Вот в мае прошлого года мы проводили конференцию в Лос-Анджелесе, Университет Южной Калифорнии был спонсором этой конференции. Туда приехало пятнадцать писателей – часть из Европы, со всех Соединенных Штатов, писатели очень интересные. И потом я читал статью одного из них, молодого писателя, где он не то что неуважительно, а просто совершенно уничижительно говорил фактически обо всех своих товарищах, за исключением тех, кого считал своей группой. Обороты были такие примерно: «Если это литература, то я занимаюсь чем-то другим». Причем назывались довольно уважаемые имена. Тебе может не нравиться, но все-таки спокойнее следует отнестись и понять, что человек трудится и человек талантлив. А потом я этого молодого писателя, которого я очень ценю, он один из самых талантливых людей в зарубежье в русском, встретил в Нью-Йорке и говорю: «Ты знаешь, я прочел твою статью, и просто мы хохотали». Ему страшно неловко стало, страшно стыдно. И он сказал: «Я это написал только для того, чтобы скандализовать общественность». Именно на скандале хочется получить имя. Вот он говорит про своего же друга Эдика Лимонова: «Эдик всех скандализовал, и теперь о нем все говорят. А мне почему нельзя? Я столько работаю, я пишу – обо мне никто ничего не говорит. Я пишу абсолютно как в бочку, и всё пропадает, всё утекает». И его можно понять: он пытается что-то нащупать – всё у него уходит из-под ног. Русская речь все более суживается вокруг, [он] живет уже пять лет в англоязычной среде, и всё, всё уходит, приходит отчаяние.

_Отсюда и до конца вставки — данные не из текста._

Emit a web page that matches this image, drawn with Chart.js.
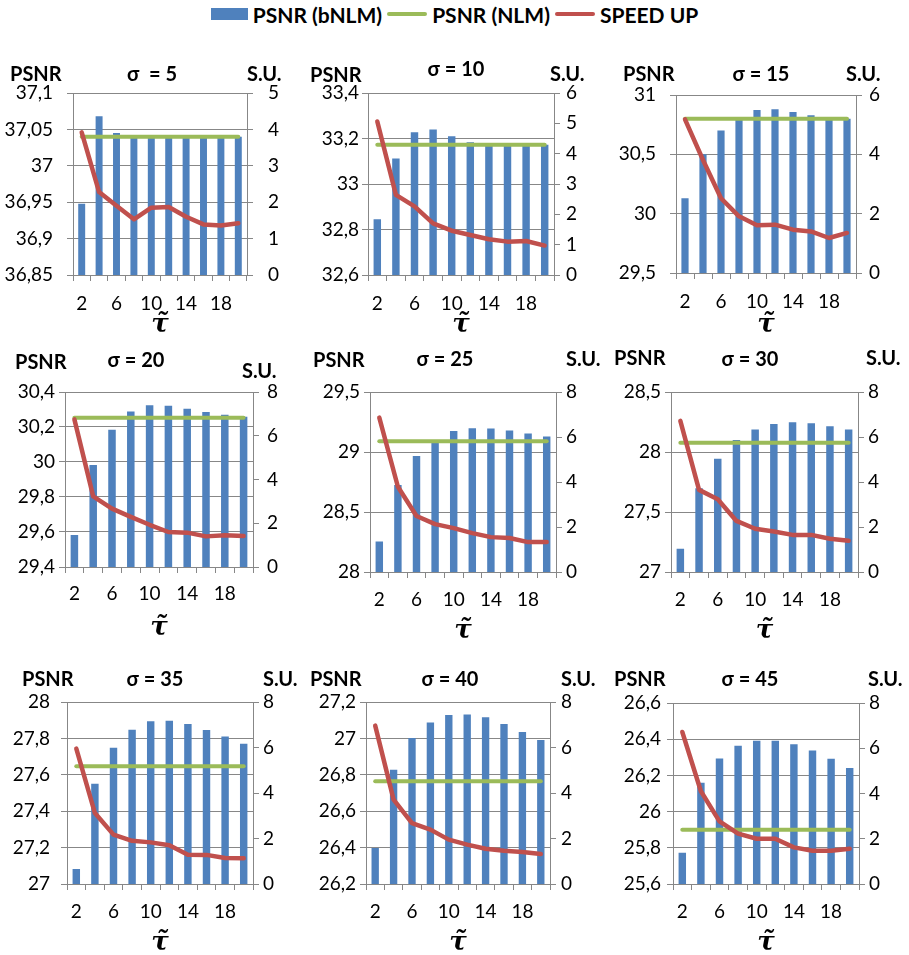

На этой же конференции в Лос-Анджелесе сформировалась группа как бы молодых [писателей]. Что тоже естественно и нормально. Я все эти скандалы приветствую, это очень хорошо. Это отражает нормальную литературную жизнь. Образовалась группа молодых [писателей], которые начали выступать уже в эмиграции, – в Советском Союзе они еще не начинали даже писать. Ну, молодыми их можно назвать с довольно большой натяжкой, это уже сильно за тридцатку люди. Но сейчас век инфантилизма… да и, как сказал товарищ Кириленко, в Советском Союзе семьдесят лет – это средний возраст. (Смех.) А уж тридцать пять для писателя – это просто подростки. Так вот, эта группа молодых выдвинула странное требование славы. В основном они нападали на нас, стариков, – тех, кто были известными писателями в Советском Союзе. Говорили: эти сволочи такие хитрые – примерно так, – что и там у них было всё, была слава, только о них писали газеты, и сюда они приезжают – у них и договоры с издательствами, о них пишут, и так далее, и тому подобное. Как будто можно этими словами что-то изменить! Если ты ищешь славы – пожалуйста, натяни канат между двумя небоскребами и прогуляйся по этому канату. Нельзя требовать славы! Слава вообще какая-то странная курица, которую никак не поймаешь, она только сама к тебе [может подойти], это всё случайности. Нельзя ее требовать, нельзя за ней охотиться. Там даже среди них был такой: [самые большие хитрецы] те, кто с писательскими книжечками приехал сюда. Ну, большинство приехали уже исключенными, то есть без писательских книжечек… Но в этой критике забывается колоссальный период нашей жизни – шестидесятые годы, когда мы работали внутри советской литературы, и мы не собирались ее разрушать! Мы не собирались ее покидать! Мы надеялись на изменения! Это было время совсем другое!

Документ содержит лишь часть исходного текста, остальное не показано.